As you rightly pointed out in last month’s Security Management Today (News Update, p7), this represents an increase of 30%. An increase endorsed by The Home Office subject to a Section 102 Order being granted in due course.

How many of the businesses in our sector, large or small, would be able to command a 30% increase in fees in three years? None, I would suggest to you.

And what is the basis for this increase? The SIA must be self-funding. A laudable aim, and indeed one set out in the original Private Security Industry Act 2001. In addition, the SIA – on the admission of acting chief executive Andy Drane in your Letters To The Editor Section (‘SIA licence fee set to increase: updated RIA by the Home Office’, SMT, February 2007, pp16-19) – admits that it failed to size and scale-up the industry correctly.

It’s well known that consultants were employed to carry out these calculations on the Regulator’s behalf. I would sincerely hope that the Regulator is now in consultation with the organisation concerned about the accuracy of its information and the fees that were charged? If it isn’t, it should be!

The most important issue is this... Who is responsible for ensuring that our industry is obtaining the best value for money from its Regulator – the National Audit Office?

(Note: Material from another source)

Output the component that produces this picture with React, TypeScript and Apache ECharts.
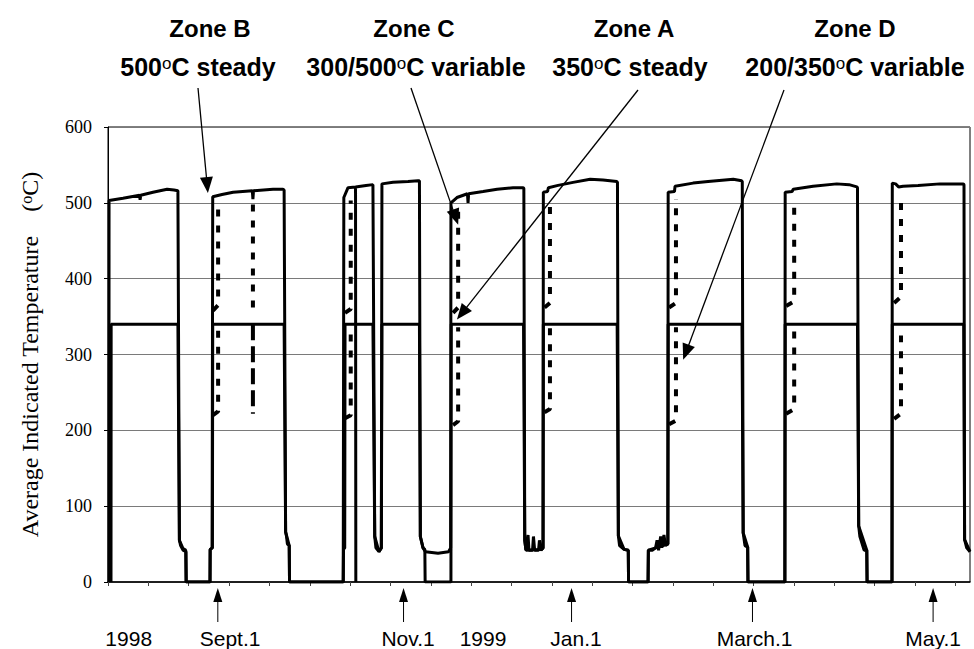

In any normal business we could expect to see inflationary rises in prices, but we would have to cut our cloth – in other words staff and costs – to meet the target. Presumably, with the rump of the industry now licensed – and only the smaller sectors like investigators and security consultants to follow – the main bulk of the Regulator’s income is going to arise from licence renewals which must be quantifiable?

Where in reality the bulk of the work has been completed and is on record, surely the only fundamental task to be finished and finalised is an update on the Criminal Records Bureau check for the three years since the original licence was issued?

I am certain the Regulator will believe this to be a simplistic approach to the issue, but – and thinking matters through in a logical fashion – there should be a cut in SIA staff and in the contractors’ staff and costs. Going forward, the emphasis should be on intelligence and enforcement.

Then there is the not-so-insignificant matter of Scotland to be dealt with... Following devolution, I fully presume this will be a self-funding exercise, and that a separate business plan has been agreed with the Scottish Parliament ensuring that no additional costs are incurred south of the border at any time?

For the sake of the future for this industry, we need reassurances from the Regulator that if mistakes were made at the beginning they have now been rectified.

Any future increases in the cost of a Government-supported licence must be no more than inflationary. Hopefully, productivity gains might even allow the fee to stand still or even decrease once every sector is fully-licensed.